A study said that by 2050, almost 70 per cent of the world population is expected to be living in cities, which means more people would be exposed to all kinds of pollution in urban areas and more lives at risk. Following the findings, researchers have underlined the importance of where we build our homes and choose our habitats.

As much as voicing against pollution and all that health advisory amid the talks of toxic air in Delhi and its surrounding areas is important, proper urban planning also is important. The air pollution not only affects heart and other health problems, but also causes brain and stress-related, depression and anxiety disorders.

Hence, in the wake of the critical pollution situation in the city, where we build our homes and choose our habitats becomes relevant.

The study pointed that people who live in the lap of nature may have a healthier brain and may be at lower risk of developing stress-related depression and anxiety disorders than those living in urban areas.

Lake Como, Italy
(Getty Images)

 

Owing to all the water and air pollution, city dwellers are at a serious risk of depression, anxiety disorders and schizophrenia than those living in rural areas, the findings showed.
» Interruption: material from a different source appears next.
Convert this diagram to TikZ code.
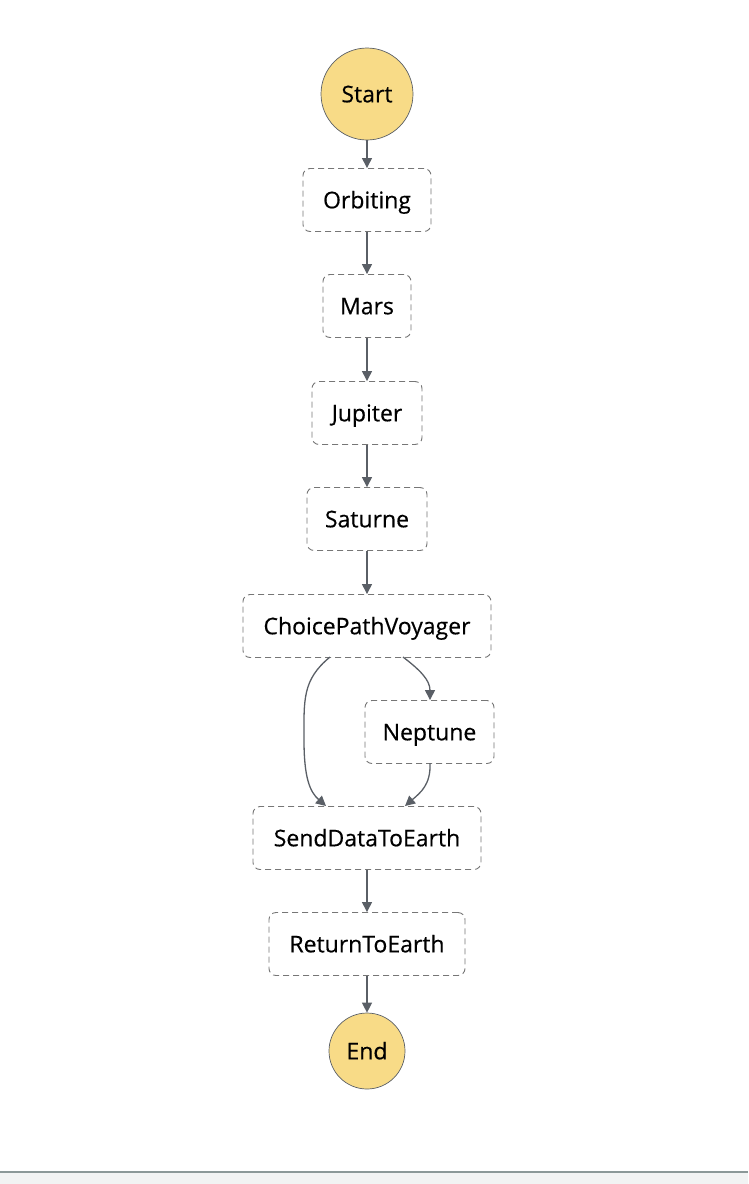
\documentclass[tikz,border=0pt]{standalone}
\usepackage{fontspec}
\setmainfont{Open Sans}[FakeBold=0.4]
\usetikzlibrary{arrows.meta}
\definecolor{startfill}{HTML}{F8DB87}
\definecolor{edgec}{HTML}{5A5F66}
\definecolor{boxc}{HTML}{767676}
\definecolor{barline}{HTML}{8C9898}
\definecolor{barfill}{HTML}{F2F3F3}
\tikzset{
  statebox/.style={draw=boxc, line width=0.9pt, dash pattern=on 6pt off 4pt, rounded corners=7pt, fill=white, minimum height=63pt, inner xsep=0pt, text height=20pt, text depth=3.4pt, font=\fontsize{23}{26}\selectfont},
  term/.style={circle, draw=edgec, line width=0.7pt, fill=startfill, inner sep=0pt, text height=20pt, text depth=3.4pt, font=\fontsize{23}{26}\selectfont},
  conn/.style={draw=edgec, line width=1.3pt, -{Triangle[length=10pt,width=10pt]}},
}
\begin{document}
\begin{tikzpicture}[x=1pt,y=-1pt]
\useasboundingbox (0,0) rectangle (748,1184);
\fill[barfill] (0,1172) rectangle (748,1184);
\draw[barline, line width=2pt] (0,1172) -- (748,1172);
\node[term, minimum size=92pt] (start) at (367,94) {Start};
\node[statebox, minimum width=128pt] (orb) at (367,200) {Orbiting};
\node[statebox, minimum width=88pt] (mars) at (367,306) {Mars};
\node[statebox, minimum width=110pt] (jup) at (367,413) {Jupiter};
\node[statebox, minimum width=120pt] (sat) at (367,519) {Saturne};
\node[statebox, minimum width=248pt] (choice) at (367,626) {ChoicePathVoyager};
\node[statebox, minimum width=129pt] (nep) at (429.5,732) {Neptune};
\node[statebox, minimum width=228pt] (send) at (367,838) {SendDataToEarth};
\node[statebox, minimum width=196pt] (ret) at (367,944) {ReturnToEarth};
\node[term, minimum size=76pt] (end) at (367,1051) {End};
\draw[conn] (start.south) -- (orb.north);
\draw[conn] (orb.south) -- (mars.north);
\draw[conn] (mars.south) -- (jup.north);
\draw[conn] (jup.south) -- (sat.north);
\draw[conn] (sat.south) -- (choice.north);
\coordinate (c1) at (330,657);
\coordinate (c2) at (403,657);
\coordinate (s1) at (326,806);
\coordinate (s2) at (405,806);
\coordinate (n1) at (430,763);
\draw[conn] (c1) .. controls (302,680) and (304,700) .. (304,740) .. controls (304,778) and (310,792) .. (s1);
\draw[conn] (c2) .. controls (420,670) and (430,680) .. (nep.north -| n1);
\draw[conn] (n1) .. controls (431,785) and (420,793) .. (s2);
\draw[conn] (send.south) -- (ret.north);
\draw[conn] (ret.south) -- (end.north);
\end{tikzpicture}
\end{document}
The pollution in the city is increasing the risk of chronic stress, they stated in the study published in the journal Scientific Reports.

According to the study, people living in cities showed higher activity levels of amygdala — a central nucleus in the brain that plays a vital role in stress processing and reactions to danger.

However, people llving in the countryside, near the forest showed physiologically healthy amygdala structure, which is an indication of better ability to cope with stress compared to those living the urban green, water or wasteland.

“Research on brain plasticity supports the assumption that the environment can shape brain structure and function… Studies of people in the countryside have already shown that living close to nature is good for their mental health and well-being. We therefore decided to examine city dwellers,” said lead author Simone Kuhn, psychologist at the University Medical Center Hamburg-Eppendorf (UKE) Hospital in Germany.